### GOAL OF THE EXERCISE
Pull out the lines from the line containing "Emit a Python" through the line containing "plt.rcParams['font.family'] = ['Liberation", both lines included, and copy them exactly.

### STORED RECORDS
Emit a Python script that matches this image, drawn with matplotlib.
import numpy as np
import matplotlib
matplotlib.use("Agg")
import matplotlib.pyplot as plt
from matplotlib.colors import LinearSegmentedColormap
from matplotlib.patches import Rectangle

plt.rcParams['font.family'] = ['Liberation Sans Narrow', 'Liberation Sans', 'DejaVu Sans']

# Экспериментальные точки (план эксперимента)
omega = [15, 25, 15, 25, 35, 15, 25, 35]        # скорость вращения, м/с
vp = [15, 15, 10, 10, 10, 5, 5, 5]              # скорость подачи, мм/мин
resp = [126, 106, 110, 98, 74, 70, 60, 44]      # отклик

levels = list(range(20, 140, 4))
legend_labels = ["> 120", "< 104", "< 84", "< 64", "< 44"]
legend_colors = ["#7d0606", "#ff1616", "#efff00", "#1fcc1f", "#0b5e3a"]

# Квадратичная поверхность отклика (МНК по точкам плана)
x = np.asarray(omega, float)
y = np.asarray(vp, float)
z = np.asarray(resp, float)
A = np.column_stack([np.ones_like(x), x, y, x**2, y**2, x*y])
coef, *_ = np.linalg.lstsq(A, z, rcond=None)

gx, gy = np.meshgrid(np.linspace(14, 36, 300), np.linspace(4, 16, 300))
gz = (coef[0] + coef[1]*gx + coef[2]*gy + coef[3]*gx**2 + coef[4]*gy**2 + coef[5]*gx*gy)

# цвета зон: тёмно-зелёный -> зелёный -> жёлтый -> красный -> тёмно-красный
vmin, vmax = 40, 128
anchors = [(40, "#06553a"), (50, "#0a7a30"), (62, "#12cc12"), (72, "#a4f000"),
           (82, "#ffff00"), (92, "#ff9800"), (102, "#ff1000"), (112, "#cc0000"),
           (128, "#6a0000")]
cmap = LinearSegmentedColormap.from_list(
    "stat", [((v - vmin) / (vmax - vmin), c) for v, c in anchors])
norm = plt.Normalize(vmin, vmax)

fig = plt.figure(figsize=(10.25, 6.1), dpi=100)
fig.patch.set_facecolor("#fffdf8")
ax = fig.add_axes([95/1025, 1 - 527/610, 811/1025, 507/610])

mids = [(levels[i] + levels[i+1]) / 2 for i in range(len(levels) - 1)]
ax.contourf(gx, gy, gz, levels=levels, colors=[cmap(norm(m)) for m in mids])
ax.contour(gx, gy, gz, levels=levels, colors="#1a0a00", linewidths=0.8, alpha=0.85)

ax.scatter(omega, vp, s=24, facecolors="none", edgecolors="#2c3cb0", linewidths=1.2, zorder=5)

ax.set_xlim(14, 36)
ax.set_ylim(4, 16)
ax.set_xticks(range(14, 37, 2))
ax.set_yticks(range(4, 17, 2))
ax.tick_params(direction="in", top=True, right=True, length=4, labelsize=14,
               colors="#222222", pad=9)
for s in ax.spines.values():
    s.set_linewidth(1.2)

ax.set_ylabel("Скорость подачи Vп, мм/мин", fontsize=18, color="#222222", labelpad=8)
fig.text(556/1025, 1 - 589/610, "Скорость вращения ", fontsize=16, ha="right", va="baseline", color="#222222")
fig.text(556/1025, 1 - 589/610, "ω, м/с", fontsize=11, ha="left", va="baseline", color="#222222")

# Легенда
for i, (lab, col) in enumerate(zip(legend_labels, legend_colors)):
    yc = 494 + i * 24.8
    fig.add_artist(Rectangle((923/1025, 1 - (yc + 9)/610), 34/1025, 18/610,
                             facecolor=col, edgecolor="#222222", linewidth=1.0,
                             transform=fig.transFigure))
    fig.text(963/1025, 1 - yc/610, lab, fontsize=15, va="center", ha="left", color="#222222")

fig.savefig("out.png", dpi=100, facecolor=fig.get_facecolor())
* * *
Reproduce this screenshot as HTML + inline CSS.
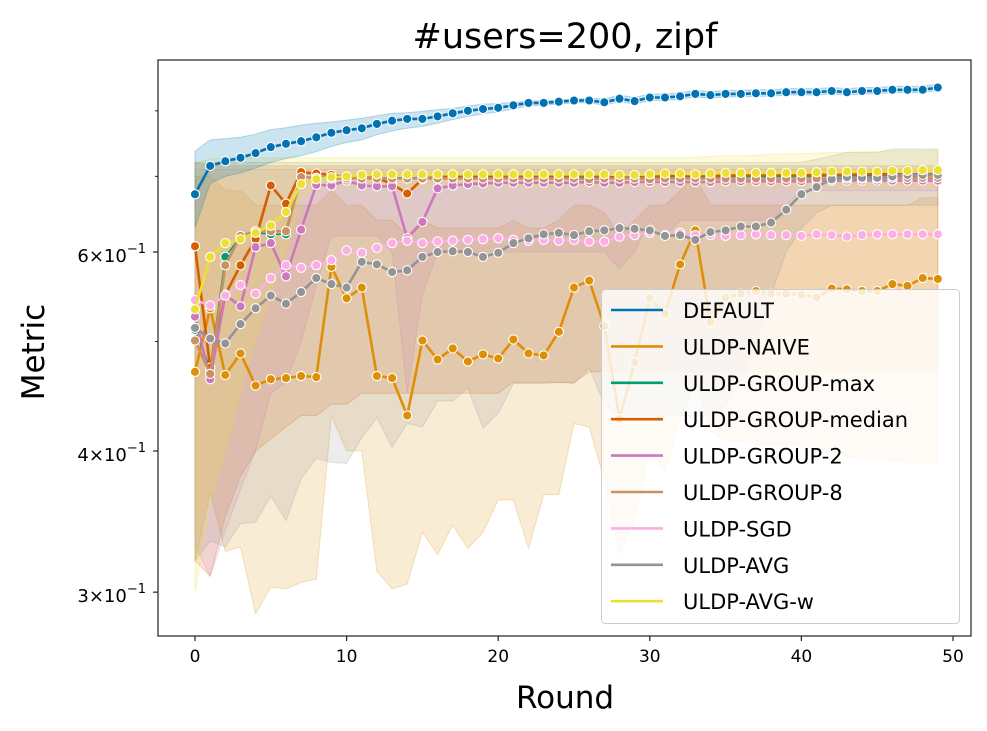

### SOLUTION BELOW
Emit a Python script that matches this image, drawn with matplotlib.
import numpy as np
import matplotlib
matplotlib.use("Agg")
import matplotlib.pyplot as plt
from matplotlib.colors import LinearSegmentedColormap
from matplotlib.patches import Rectangle

plt.rcParams['font.family'] = ['Liberation Sans Narrow', 'Liberation Sans', 'DejaVu Sans']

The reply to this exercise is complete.